> EXERCISE GOAL
Leave the pictures out. Return all other data exactly.
╭──
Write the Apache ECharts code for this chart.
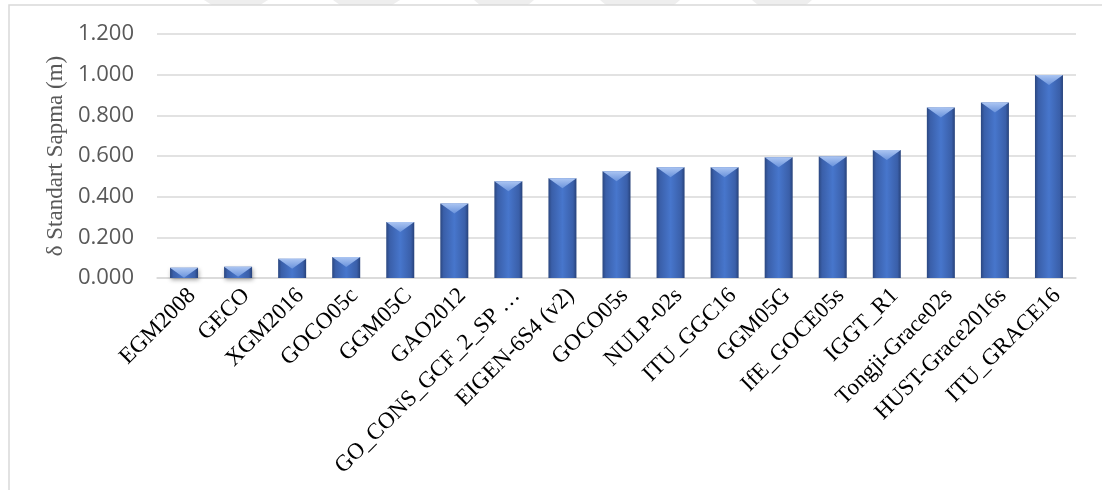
<!DOCTYPE html>
<html>
<head>
<meta charset="utf-8">
<script src="https://cdn.jsdelivr.net/npm/echarts@6/dist/echarts.min.js"></script>
<style>
  html, body { margin: 0; padding: 0; background: #ffffff; }
  #chart { width: 1102px; height: 490px; }
</style>
</head>
<body>
<div id="chart"></div>
<script>
// Gravity field models and their standard deviation (m)
var models = [
  'EGM2008', 'GECO', 'XGM2016', 'GOCO05c', 'GGM05C', 'GAO2012',
  'GO_CONS_GCF_2_SP …', 'EIGEN-6S4 (v2)', 'GOCO05s', 'NULP-02s', 'ITU_GGC16',
  'GGM05G', 'IfE_GOCE05s', 'IGGT_R1', 'Tongji-Grace02s', 'HUST-Grace2016s', 'ITU_GRACE16'
];
var stdDev = [
  0.050, 0.055, 0.095, 0.103, 0.275, 0.367,
  0.476, 0.490, 0.525, 0.545, 0.545,
  0.594, 0.598, 0.629, 0.839, 0.863, 0.998
];
var yMin = 0, yMax = 1.2, yStep = 0.2;

var chart = echarts.init(document.getElementById('chart'));

var barFill = new echarts.graphic.LinearGradient(0, 0, 1, 0, [
  { offset: 0, color: '#2b4780' },
  { offset: 0.12, color: '#3a5fa9' },
  { offset: 0.5, color: '#4776cc' },
  { offset: 0.88, color: '#3a5fa9' },
  { offset: 1, color: '#27427a' }
]);
var bevelFill = new echarts.graphic.LinearGradient(0, 0, 0, 1, [
  { offset: 0, color: '#abc5f2' },
  { offset: 1, color: '#6a93dc' }
]);

chart.setOption({
  animation: false,
  backgroundColor: '#ffffff',
  graphic: [
    // faint header shapes along the top edge
    { type: 'polygon', z: -1, shape: { points: [[204, 0], [268, 0], [260, 5], [212, 5]] }, style: { fill: '#eeeeee' } },
    { type: 'polygon', z: -1, shape: { points: [[333, 0], [400, 0], [392, 5], [340, 5]] }, style: { fill: '#eeeeee' } },
    { type: 'polygon', z: -1, shape: { points: [[474, 0], [534, 0], [528, 5], [480, 5]] }, style: { fill: '#eeeeee' } },
    { type: 'polygon', z: -1, shape: { points: [[600, 0], [680, 0], [674, 5], [606, 5]] }, style: { fill: '#eeeeee' } },
    { type: 'polygon', z: -1, shape: { points: [[752, 0], [812, 0], [806, 5], [758, 5]] }, style: { fill: '#eeeeee' } },
    // chart frame
    { type: 'rect', z: 0, shape: { x: 9, y: 5, width: 1100, height: 500 },
      style: { fill: 'none', stroke: '#d9d9d9', lineWidth: 1.5 } }
  ],
  grid: { left: 157, right: 26, top: 34, bottom: 212, containLabel: false },
  xAxis: {
    type: 'category',
    data: models,
    axisLine: { show: true, lineStyle: { color: '#d9d9d9', width: 1.5 } },
    axisTick: { show: false },
    axisLabel: {
      interval: 0,
      rotate: 45,
      margin: 6,
      verticalAlign: 'top',
      color: '#000000',
      fontFamily: 'Liberation Serif, Times New Roman, serif',
      fontSize: 23
    }
  },
  yAxis: {
    type: 'value',
    min: yMin,
    max: yMax,
    interval: yStep,
    name: 'δ Standart Sapma (m)',
    nameLocation: 'middle',
    nameRotate: 90,
    nameGap: 88,
    nameTextStyle: {
      color: '#595959',
      fontFamily: 'Liberation Serif, Times New Roman, serif',
      fontSize: 23
    },
    axisLine: { show: false },
    axisTick: { show: false },
    splitLine: { lineStyle: { color: '#d9d9d9', width: 1.5 } },
    axisLabel: {
      margin: 23,
      color: '#595959',
      fontFamily: 'Open Sans, sans-serif',
      fontSize: 22
    },
  },
  series: [
    {
      type: 'bar',
      data: stdDev,
      barWidth: 28,
      barGap: '-100%',
      itemStyle: {
        color: barFill,
        shadowBlur: 4,
        shadowColor: 'rgba(0,0,0,0.35)',
        shadowOffsetX: 1,
        shadowOffsetY: 2
      },
      z: 2
    },
    {
      // bevelled cap on top of each bar
      type: 'pictorialBar',
      data: stdDev,
      barWidth: 28,
      barGap: '-100%',
      symbol: 'path://M0,0 L28,0 L14,10 Z',
      symbolSize: [28, 10],
      symbolPosition: 'end',
      itemStyle: { color: bevelFill },
      z: 3
    }
  ]
});
chart.setOption({
  yAxis: { axisLabel: { formatter: function (v) { return v.toFixed(3); } } }
});
</script>
</body>
</html>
╰──
> ANSWER
Write the Apache ECharts code for this chart.
<!DOCTYPE html>
<html>
<head>
<meta charset="utf-8">
<script src="https://cdn.jsdelivr.net/npm/echarts@6/dist/echarts.min.js"></script>
<style>
  html, body { margin: 0; padding: 0; background: #ffffff; }
  #chart { width: 1102px; height: 490px; }
</style>
</head>
<body>
<div id="chart"></div>
<script>
// Gravity field models and their standard deviation (m)
var models = [
  'EGM2008', 'GECO', 'XGM2016', 'GOCO05c', 'GGM05C', 'GAO2012',
  'GO_CONS_GCF_2_SP …', 'EIGEN-6S4 (v2)', 'GOCO05s', 'NULP-02s', 'ITU_GGC16',
  'GGM05G', 'IfE_GOCE05s', 'IGGT_R1', 'Tongji-Grace02s', 'HUST-Grace2016s', 'ITU_GRACE16'
];
var stdDev = [
  0.050, 0.055, 0.095, 0.103, 0.275, 0.367,
  0.476, 0.490, 0.525, 0.545, 0.545,
  0.594, 0.598, 0.629, 0.839, 0.863, 0.998
];
var yMin = 0, yMax = 1.2, yStep = 0.2;

var chart = echarts.init(document.getElementById('chart'));

var barFill = new echarts.graphic.LinearGradient(0, 0, 1, 0, [
  { offset: 0, color: '#2b4780' },
  { offset: 0.12, color: '#3a5fa9' },
  { offset: 0.5, color: '#4776cc' },
  { offset: 0.88, color: '#3a5fa9' },
  { offset: 1, color: '#27427a' }
]);
var bevelFill = new echarts.graphic.LinearGradient(0, 0, 0, 1, [
  { offset: 0, color: '#abc5f2' },
  { offset: 1, color: '#6a93dc' }
]);

chart.setOption({
  animation: false,
  backgroundColor: '#ffffff',
  graphic: [
    // faint header shapes along the top edge
    { type: 'polygon', z: -1, shape: { points: [[204, 0], [268, 0], [260, 5], [212, 5]] }, style: { fill: '#eeeeee' } },
    { type: 'polygon', z: -1, shape: { points: [[333, 0], [400, 0], [392, 5], [340, 5]] }, style: { fill: '#eeeeee' } },
    { type: 'polygon', z: -1, shape: { points: [[474, 0], [534, 0], [528, 5], [480, 5]] }, style: { fill: '#eeeeee' } },
    { type: 'polygon', z: -1, shape: { points: [[600, 0], [680, 0], [674, 5], [606, 5]] }, style: { fill: '#eeeeee' } },
    { type: 'polygon', z: -1, shape: { points: [[752, 0], [812, 0], [806, 5], [758, 5]] }, style: { fill: '#eeeeee' } },
    // chart frame
    { type: 'rect', z: 0, shape: { x: 9, y: 5, width: 1100, height: 500 },
      style: { fill: 'none', stroke: '#d9d9d9', lineWidth: 1.5 } }
  ],
  grid: { left: 157, right: 26, top: 34, bottom: 212, containLabel: false },
  xAxis: {
    type: 'category',
    data: models,
    axisLine: { show: true, lineStyle: { color: '#d9d9d9', width: 1.5 } },
    axisTick: { show: false },
    axisLabel: {
      interval: 0,
      rotate: 45,
      margin: 6,
      verticalAlign: 'top',
      color: '#000000',
      fontFamily: 'Liberation Serif, Times New Roman, serif',
      fontSize: 23
    }
  },
  yAxis: {
    type: 'value',
    min: yMin,
    max: yMax,
    interval: yStep,
    name: 'δ Standart Sapma (m)',
    nameLocation: 'middle',
    nameRotate: 90,
    nameGap: 88,
    nameTextStyle: {
      color: '#595959',
      fontFamily: 'Liberation Serif, Times New Roman, serif',
      fontSize: 23
    },
    axisLine: { show: false },
    axisTick: { show: false },
    splitLine: { lineStyle: { color: '#d9d9d9', width: 1.5 } },
    axisLabel: {
      margin: 23,
      color: '#595959',
      fontFamily: 'Open Sans, sans-serif',
      fontSize: 22
    },
  },
  series: [
    {
      type: 'bar',
      data: stdDev,
      barWidth: 28,
      barGap: '-100%',
      itemStyle: {
        color: barFill,
        shadowBlur: 4,
        shadowColor: 'rgba(0,0,0,0.35)',
        shadowOffsetX: 1,
        shadowOffsetY: 2
      },
      z: 2
    },
    {
      // bevelled cap on top of each bar
      type: 'pictorialBar',
      data: stdDev,
      barWidth: 28,
      barGap: '-100%',
      symbol: 'path://M0,0 L28,0 L14,10 Z',
      symbolSize: [28, 10],
      symbolPosition: 'end',
      itemStyle: { color: bevelFill },
      z: 3
    }
  ]
});
chart.setOption({
  yAxis: { axisLabel: { formatter: function (v) { return v.toFixed(3); } } }
});
</script>
</body>
</html>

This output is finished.